> _The task_
From the listing, collect all lines containing the word "that".
____________
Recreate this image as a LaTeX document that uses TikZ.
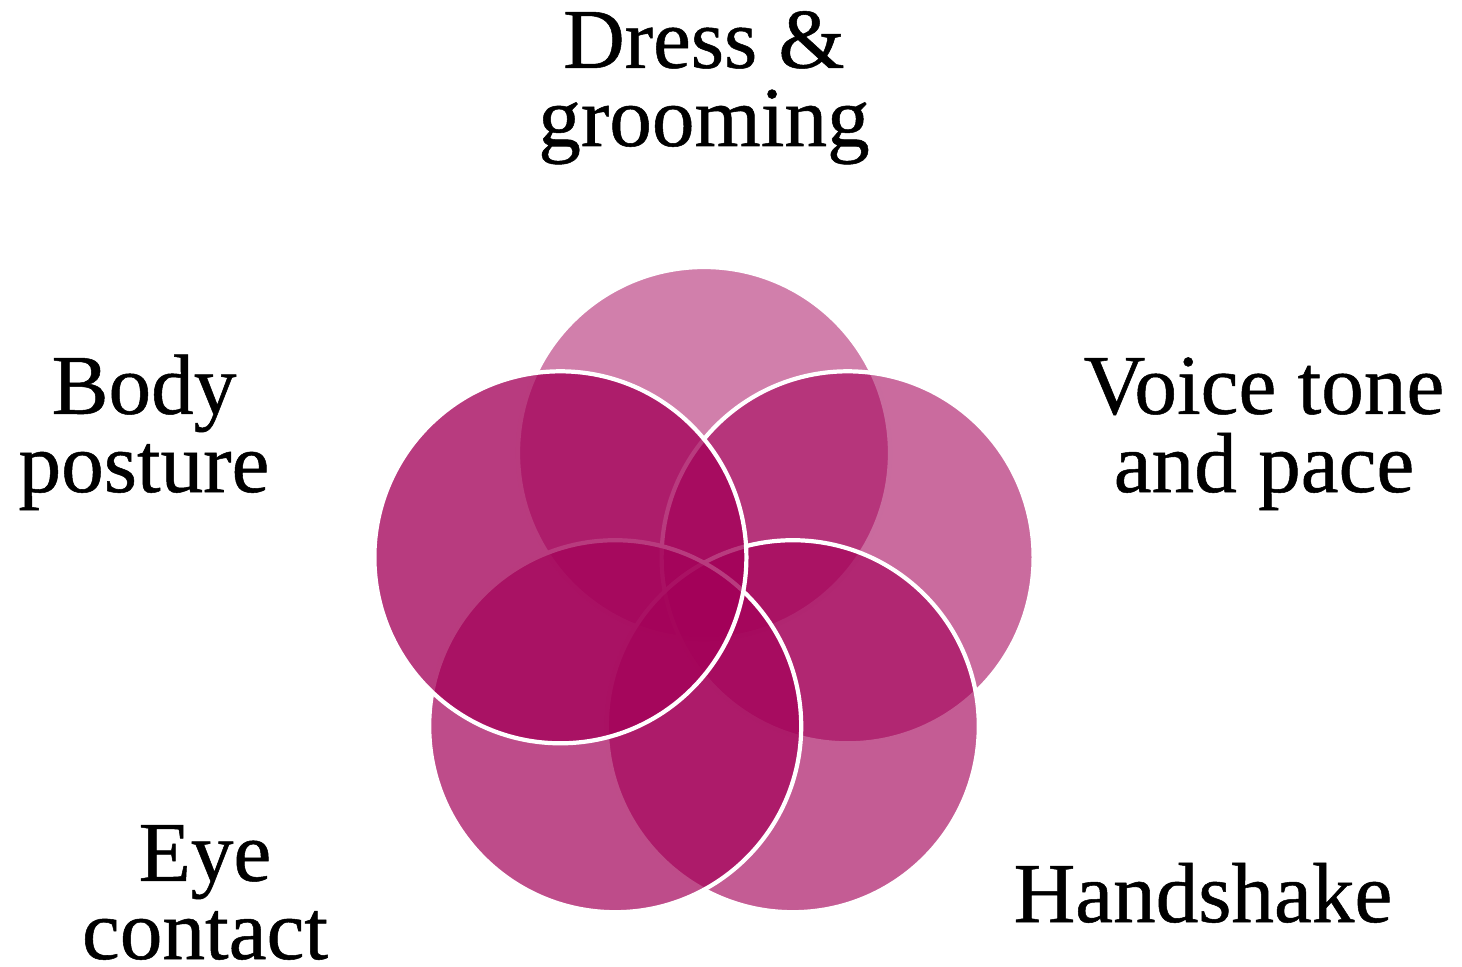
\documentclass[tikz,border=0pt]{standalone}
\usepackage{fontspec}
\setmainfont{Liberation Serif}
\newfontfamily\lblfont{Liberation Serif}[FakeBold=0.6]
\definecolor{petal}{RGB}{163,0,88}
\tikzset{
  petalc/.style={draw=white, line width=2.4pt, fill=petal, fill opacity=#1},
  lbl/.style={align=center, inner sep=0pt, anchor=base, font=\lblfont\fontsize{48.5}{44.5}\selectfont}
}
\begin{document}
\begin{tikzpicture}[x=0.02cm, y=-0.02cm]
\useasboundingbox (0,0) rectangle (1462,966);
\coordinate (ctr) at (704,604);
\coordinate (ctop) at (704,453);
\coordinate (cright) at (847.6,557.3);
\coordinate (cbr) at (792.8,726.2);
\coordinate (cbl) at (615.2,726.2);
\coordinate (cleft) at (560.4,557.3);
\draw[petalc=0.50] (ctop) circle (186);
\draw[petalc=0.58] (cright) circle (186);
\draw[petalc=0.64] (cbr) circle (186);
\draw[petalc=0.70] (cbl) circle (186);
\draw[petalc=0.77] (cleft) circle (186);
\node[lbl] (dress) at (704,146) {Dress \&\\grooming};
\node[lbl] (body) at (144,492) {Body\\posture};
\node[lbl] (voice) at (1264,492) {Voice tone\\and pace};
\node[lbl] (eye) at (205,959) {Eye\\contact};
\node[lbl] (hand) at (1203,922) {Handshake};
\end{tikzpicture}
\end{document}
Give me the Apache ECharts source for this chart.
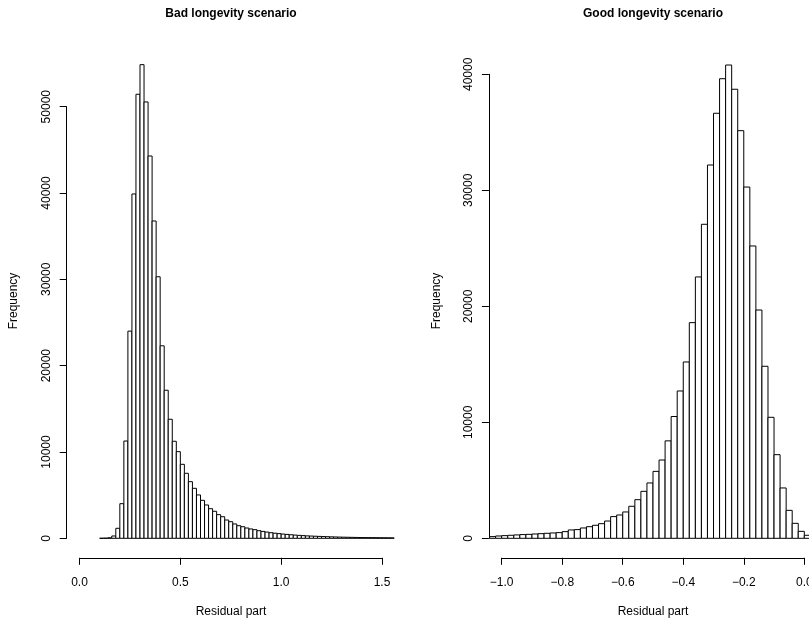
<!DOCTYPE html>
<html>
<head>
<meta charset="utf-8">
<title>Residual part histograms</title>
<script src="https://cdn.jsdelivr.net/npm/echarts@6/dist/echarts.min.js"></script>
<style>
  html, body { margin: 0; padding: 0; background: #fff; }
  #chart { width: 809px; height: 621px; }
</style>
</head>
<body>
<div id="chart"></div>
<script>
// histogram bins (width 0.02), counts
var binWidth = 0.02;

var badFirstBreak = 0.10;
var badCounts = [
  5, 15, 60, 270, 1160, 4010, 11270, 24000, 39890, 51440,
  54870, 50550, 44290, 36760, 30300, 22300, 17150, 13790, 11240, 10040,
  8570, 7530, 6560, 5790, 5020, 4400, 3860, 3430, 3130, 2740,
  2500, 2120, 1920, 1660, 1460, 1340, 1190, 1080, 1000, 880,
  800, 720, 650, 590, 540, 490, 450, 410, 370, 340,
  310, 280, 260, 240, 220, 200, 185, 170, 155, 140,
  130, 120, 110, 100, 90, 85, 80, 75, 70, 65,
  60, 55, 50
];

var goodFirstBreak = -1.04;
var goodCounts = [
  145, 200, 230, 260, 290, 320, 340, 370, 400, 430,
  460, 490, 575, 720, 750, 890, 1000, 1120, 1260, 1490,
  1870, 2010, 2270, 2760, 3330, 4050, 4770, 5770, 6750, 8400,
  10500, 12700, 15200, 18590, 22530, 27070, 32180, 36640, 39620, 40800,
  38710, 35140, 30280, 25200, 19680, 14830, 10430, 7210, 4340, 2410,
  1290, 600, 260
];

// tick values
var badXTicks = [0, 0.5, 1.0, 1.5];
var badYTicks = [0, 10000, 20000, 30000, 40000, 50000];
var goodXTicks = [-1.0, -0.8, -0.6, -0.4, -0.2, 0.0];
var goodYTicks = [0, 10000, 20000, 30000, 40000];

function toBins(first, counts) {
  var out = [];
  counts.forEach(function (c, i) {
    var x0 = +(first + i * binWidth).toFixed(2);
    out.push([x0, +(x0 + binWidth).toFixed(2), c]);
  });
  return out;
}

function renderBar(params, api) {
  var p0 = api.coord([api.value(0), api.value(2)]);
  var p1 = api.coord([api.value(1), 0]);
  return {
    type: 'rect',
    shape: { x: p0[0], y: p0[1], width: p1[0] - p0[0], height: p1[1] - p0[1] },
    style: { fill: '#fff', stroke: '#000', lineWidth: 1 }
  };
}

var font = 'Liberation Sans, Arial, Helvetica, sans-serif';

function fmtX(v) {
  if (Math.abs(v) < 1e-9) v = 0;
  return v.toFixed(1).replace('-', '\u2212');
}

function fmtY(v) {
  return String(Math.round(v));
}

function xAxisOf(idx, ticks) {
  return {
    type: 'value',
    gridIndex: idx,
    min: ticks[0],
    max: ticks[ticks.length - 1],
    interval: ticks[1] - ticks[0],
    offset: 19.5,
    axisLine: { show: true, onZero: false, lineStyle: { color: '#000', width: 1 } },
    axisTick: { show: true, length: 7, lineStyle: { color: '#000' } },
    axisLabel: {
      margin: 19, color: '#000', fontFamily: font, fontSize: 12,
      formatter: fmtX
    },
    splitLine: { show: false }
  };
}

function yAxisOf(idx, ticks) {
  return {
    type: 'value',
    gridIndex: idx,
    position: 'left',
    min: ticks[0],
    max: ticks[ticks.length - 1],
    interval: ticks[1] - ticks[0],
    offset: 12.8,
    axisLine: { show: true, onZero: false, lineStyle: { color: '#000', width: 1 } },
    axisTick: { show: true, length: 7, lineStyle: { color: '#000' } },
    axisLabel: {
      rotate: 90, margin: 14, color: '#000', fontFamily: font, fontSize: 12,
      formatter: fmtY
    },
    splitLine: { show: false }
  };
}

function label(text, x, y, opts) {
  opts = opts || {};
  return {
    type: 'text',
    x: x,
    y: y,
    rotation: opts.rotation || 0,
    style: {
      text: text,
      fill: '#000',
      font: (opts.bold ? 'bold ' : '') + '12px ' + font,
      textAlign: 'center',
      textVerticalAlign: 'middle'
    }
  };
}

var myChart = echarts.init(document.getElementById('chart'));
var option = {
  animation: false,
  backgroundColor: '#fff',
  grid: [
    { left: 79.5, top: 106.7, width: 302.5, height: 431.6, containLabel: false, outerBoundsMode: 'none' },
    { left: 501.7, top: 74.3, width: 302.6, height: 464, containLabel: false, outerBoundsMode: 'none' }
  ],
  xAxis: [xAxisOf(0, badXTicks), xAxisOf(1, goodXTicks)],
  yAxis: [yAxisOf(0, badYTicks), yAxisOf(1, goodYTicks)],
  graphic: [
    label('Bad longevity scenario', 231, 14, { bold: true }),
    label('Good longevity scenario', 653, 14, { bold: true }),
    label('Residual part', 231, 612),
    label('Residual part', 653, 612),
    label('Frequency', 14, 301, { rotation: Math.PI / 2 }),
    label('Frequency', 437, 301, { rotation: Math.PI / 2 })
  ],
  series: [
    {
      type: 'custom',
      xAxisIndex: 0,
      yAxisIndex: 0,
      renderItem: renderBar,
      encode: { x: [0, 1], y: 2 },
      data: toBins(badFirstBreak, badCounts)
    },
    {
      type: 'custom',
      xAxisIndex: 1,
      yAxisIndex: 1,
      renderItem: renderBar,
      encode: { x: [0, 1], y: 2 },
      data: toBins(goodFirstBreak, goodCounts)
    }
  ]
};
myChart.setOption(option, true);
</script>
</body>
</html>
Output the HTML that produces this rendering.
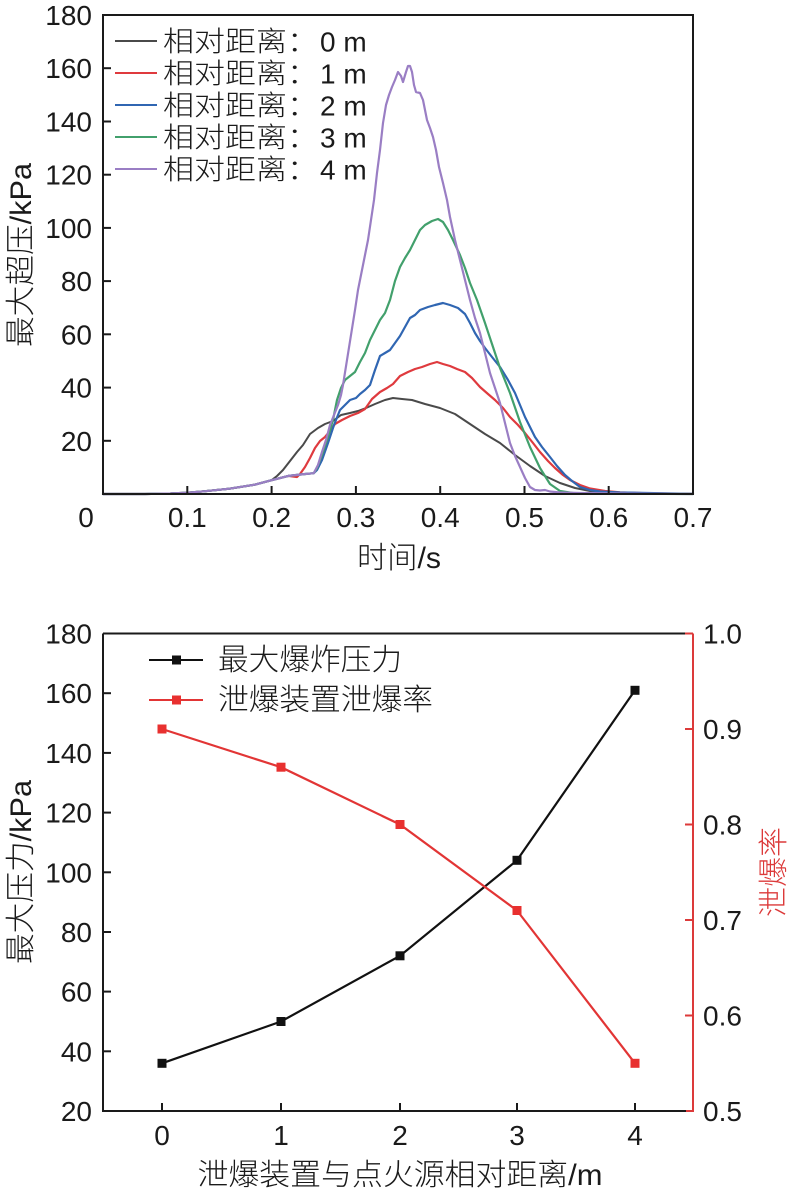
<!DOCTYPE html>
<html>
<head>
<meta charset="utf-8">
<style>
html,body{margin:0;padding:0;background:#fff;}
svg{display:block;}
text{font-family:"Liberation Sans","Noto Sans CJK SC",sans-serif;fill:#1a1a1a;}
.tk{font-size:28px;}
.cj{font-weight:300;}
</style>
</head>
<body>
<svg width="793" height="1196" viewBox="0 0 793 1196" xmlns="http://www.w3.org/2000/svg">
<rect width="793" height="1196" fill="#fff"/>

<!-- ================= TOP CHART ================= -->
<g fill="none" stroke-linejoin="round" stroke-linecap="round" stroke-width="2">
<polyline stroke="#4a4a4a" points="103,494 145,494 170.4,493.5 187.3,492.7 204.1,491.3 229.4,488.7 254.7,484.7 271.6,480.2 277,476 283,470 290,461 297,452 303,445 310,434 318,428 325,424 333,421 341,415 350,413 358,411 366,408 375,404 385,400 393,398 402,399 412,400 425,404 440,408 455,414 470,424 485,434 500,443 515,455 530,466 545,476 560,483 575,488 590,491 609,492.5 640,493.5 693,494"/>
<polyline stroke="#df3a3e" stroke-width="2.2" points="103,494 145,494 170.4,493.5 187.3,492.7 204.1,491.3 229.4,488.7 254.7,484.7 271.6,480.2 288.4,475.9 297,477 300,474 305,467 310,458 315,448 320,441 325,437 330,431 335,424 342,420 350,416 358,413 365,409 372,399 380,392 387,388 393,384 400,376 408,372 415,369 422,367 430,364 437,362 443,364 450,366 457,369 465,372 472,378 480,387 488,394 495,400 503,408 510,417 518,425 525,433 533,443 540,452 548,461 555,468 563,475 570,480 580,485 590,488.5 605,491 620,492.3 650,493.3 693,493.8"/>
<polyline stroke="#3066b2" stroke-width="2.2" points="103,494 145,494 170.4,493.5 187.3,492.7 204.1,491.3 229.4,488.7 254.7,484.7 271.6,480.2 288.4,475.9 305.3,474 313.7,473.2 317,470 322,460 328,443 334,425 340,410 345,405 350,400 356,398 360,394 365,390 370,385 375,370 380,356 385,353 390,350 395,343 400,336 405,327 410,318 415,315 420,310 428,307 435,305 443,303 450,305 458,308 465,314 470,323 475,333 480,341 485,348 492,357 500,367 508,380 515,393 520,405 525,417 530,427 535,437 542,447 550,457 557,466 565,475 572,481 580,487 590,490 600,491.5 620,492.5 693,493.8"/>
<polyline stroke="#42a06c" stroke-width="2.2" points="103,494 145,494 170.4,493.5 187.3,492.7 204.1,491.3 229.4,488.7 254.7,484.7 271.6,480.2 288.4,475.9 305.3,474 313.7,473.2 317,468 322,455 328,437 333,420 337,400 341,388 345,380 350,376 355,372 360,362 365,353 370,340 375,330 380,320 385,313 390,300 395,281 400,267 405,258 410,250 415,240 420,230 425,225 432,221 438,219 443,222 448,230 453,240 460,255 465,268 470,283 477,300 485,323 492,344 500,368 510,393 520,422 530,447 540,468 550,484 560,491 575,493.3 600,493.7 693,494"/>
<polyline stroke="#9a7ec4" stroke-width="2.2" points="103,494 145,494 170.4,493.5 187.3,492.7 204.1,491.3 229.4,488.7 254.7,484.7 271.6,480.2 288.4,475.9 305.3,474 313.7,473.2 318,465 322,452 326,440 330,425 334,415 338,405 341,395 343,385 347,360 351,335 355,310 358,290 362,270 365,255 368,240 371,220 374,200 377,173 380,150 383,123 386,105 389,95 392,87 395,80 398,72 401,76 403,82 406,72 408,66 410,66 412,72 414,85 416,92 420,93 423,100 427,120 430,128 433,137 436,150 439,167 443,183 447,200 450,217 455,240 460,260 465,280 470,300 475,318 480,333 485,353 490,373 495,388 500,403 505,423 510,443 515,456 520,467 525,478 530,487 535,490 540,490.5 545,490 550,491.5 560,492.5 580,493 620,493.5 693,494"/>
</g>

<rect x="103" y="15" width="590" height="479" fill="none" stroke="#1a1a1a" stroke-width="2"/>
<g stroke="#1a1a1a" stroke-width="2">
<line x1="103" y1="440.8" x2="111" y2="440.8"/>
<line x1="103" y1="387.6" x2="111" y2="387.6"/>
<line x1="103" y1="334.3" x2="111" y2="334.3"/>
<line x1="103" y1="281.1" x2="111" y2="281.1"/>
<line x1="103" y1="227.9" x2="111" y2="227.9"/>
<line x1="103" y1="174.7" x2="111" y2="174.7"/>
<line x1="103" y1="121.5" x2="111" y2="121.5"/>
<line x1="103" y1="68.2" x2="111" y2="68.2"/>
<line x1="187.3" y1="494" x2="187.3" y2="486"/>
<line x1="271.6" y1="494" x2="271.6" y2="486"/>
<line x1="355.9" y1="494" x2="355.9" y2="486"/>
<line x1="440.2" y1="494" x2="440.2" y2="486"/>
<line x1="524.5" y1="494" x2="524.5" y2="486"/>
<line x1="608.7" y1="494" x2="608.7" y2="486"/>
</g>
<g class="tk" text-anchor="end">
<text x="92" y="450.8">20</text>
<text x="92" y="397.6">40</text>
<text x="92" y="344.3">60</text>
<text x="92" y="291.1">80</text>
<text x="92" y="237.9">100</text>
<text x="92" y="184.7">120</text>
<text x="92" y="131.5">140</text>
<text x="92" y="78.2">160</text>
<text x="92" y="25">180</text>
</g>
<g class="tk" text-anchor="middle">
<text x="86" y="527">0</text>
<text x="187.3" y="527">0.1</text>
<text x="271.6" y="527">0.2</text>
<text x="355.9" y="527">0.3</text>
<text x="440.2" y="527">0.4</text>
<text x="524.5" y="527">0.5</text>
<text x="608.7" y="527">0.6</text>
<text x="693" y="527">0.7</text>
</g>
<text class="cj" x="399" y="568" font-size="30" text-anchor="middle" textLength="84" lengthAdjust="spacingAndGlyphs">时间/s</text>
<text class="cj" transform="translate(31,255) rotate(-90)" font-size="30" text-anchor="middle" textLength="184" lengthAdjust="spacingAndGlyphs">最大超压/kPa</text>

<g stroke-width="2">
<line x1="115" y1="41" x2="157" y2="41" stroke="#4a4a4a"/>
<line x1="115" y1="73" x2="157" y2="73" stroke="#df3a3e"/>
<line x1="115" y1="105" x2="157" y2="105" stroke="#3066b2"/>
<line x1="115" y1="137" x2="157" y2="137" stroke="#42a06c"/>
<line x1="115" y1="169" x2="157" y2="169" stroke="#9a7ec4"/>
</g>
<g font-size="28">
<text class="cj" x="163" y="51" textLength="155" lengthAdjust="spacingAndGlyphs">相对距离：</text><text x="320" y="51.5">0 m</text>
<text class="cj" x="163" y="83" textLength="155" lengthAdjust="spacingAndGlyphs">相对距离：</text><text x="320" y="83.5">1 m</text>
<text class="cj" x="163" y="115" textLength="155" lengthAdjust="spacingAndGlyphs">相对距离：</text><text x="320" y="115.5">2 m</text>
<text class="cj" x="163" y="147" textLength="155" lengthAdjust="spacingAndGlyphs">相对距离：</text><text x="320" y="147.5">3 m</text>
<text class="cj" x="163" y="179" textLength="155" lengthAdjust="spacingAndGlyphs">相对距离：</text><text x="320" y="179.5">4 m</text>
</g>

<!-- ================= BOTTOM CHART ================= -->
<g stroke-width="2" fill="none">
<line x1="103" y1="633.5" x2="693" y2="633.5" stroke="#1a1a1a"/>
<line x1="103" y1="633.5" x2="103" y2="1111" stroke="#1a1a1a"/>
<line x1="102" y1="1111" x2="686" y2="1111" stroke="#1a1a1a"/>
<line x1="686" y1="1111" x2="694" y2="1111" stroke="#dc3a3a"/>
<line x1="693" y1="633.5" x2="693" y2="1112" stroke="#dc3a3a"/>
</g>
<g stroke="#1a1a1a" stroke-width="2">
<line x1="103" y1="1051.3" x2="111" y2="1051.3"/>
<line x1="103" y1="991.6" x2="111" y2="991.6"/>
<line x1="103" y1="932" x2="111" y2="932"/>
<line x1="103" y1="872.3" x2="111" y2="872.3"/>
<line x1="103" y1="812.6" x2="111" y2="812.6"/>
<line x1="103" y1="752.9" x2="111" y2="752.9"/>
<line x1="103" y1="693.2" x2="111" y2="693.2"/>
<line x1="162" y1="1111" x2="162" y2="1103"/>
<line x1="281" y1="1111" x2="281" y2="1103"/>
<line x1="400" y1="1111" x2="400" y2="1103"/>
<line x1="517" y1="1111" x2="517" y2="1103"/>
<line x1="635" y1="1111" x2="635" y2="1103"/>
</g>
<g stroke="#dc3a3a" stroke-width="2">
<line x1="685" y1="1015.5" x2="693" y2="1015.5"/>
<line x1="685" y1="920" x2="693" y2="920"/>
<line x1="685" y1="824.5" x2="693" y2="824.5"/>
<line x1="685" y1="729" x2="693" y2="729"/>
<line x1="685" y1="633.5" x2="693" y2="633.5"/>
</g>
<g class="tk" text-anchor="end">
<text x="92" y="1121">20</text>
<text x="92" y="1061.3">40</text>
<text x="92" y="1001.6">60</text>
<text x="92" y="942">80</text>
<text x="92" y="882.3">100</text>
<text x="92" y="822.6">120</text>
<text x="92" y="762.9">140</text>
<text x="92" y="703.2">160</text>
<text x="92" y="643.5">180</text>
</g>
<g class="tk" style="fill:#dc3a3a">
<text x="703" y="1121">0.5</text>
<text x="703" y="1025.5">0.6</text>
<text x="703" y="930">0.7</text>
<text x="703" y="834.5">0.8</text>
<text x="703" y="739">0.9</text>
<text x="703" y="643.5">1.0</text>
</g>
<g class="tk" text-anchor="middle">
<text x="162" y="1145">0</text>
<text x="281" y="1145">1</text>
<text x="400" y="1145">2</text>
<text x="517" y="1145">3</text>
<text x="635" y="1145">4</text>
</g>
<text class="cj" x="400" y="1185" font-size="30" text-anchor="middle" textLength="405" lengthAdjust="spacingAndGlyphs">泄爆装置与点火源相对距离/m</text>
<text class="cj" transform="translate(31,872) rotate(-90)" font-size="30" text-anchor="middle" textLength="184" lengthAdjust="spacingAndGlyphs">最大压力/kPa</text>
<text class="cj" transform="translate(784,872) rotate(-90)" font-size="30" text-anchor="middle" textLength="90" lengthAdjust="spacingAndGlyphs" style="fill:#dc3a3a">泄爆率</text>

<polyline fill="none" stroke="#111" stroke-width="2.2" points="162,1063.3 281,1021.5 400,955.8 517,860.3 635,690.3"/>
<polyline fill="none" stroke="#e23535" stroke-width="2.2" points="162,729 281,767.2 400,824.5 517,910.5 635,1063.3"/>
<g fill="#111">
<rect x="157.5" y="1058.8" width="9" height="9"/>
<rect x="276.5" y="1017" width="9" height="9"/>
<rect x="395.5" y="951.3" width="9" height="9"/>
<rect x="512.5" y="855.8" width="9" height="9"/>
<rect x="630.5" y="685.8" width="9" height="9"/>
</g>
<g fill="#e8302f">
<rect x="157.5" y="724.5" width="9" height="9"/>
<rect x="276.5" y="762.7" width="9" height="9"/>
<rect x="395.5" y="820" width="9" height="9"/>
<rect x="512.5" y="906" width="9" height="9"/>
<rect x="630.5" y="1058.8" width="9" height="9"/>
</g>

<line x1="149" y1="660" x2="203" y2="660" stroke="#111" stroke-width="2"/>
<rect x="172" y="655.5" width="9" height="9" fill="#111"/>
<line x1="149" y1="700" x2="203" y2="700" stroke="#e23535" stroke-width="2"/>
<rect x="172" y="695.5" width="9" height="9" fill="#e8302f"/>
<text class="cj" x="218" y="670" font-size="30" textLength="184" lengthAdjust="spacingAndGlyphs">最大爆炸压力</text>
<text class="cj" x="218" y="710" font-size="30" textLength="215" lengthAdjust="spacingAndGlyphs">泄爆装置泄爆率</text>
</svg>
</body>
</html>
____________
> _Answer to the task_
Recreate this image as a LaTeX document that uses TikZ.
Output the HTML that produces this rendering.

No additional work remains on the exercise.